You regularly see members of Congress like Marjorie Taylor Greene who seems to truly believe the ridiculous stories she sells—about Jewish space lasers or Democrats belonging to a satanic cabal. You see Nancy Mace, once billed as a moderate, turning herself into a walking Fox News chyron, staging photos outside bathrooms to “hold the line” against the supposed invasion of trans legislators. And you see Speaker Mike Johnson confidently declare that the only reason Donald Trump would be in the Epstein Files was because he was an FBI informant working to take Epstein down—a claim so absurd that even Trump’s own press secretary had to refute it.
Long-tenured members of Congress have facilitated this culture, either out of political expediency or fear of retribution from the granddaddy of them all, Donald Trump. But the true believers are pushing them out, as seen in the ousting of former Speaker Kevin McCarthy after a revolt by the MAGA wing of his caucus.
Whether or not they truly believe what they’re saying, the rhetoric they engage in is the same as Trump’s wrestling-esque persona: over-the-top, dramatic, and often violent. And that has real-world, dire consequences.
The more we continue this culture of vitriolic rhetoric in politics, the more likely violent outcomes will result.
These aren’t “storylines.” They’re blood and bodies.
And the crowd reacts accordingly.
Jon Stewart described it best:
“The image of Americans reflected back to us by our political and media process is false. It is us through a fun-house mirror… So why would we work together? Why would you reach across the aisle to a pumpkin-assed forehead eyeball monster? If the picture of us were accurate, of course our inability to solve problems would actually be quite sane and reasonable. Why would you work with Marxists, actively subverting our Constitution? Or racists and homophobes who see no one’s humanity but their own?”
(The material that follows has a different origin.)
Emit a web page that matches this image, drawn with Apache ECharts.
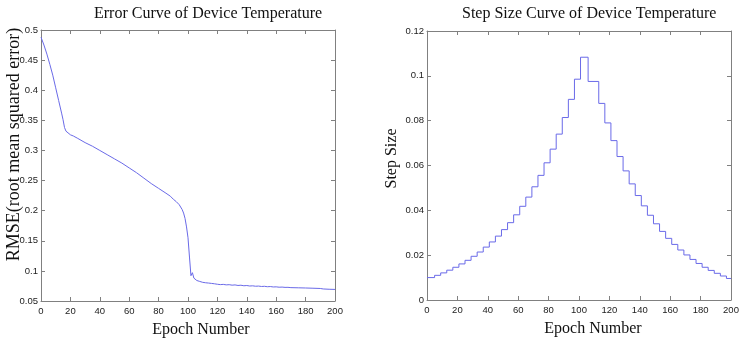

That’s kayfabe. A distorted mirror. And when people mistake it for reality, they storm the ring.
TL;DR
American politics has become kayfabe — a scripted performance like professional wrestling where politicians and media figures play characters (heroes and villains) to keep audiences hooked. This theatrical style, perfected by Donald Trump and echoed by right-wing media, blurs fact and fiction to the point where violent rhetoric spills into real-world violence.
Behind the scenes, figures like Tucker Carlson and Sean Hannity admitted privately that they didn’t believe their public lines about Trump or the election, but they kept playing their parts for ratings and influence. Meanwhile, true believers like Marjorie Taylor Greene and Mike Johnson push conspiracy theories as if they’re gospel, fueling a culture where violence is no longer just metaphorical — from Pizzagate to January 6th to the assassinations of figures like Charlie Kirk.
The more politics mimics wrestling theater — over-the-top, dramatic, and villain-driven — the more likely it will lead to bloodshed. What once was performance now risks becoming reality, with “characters” turning into zealots and kayfabe collapsing into chaos.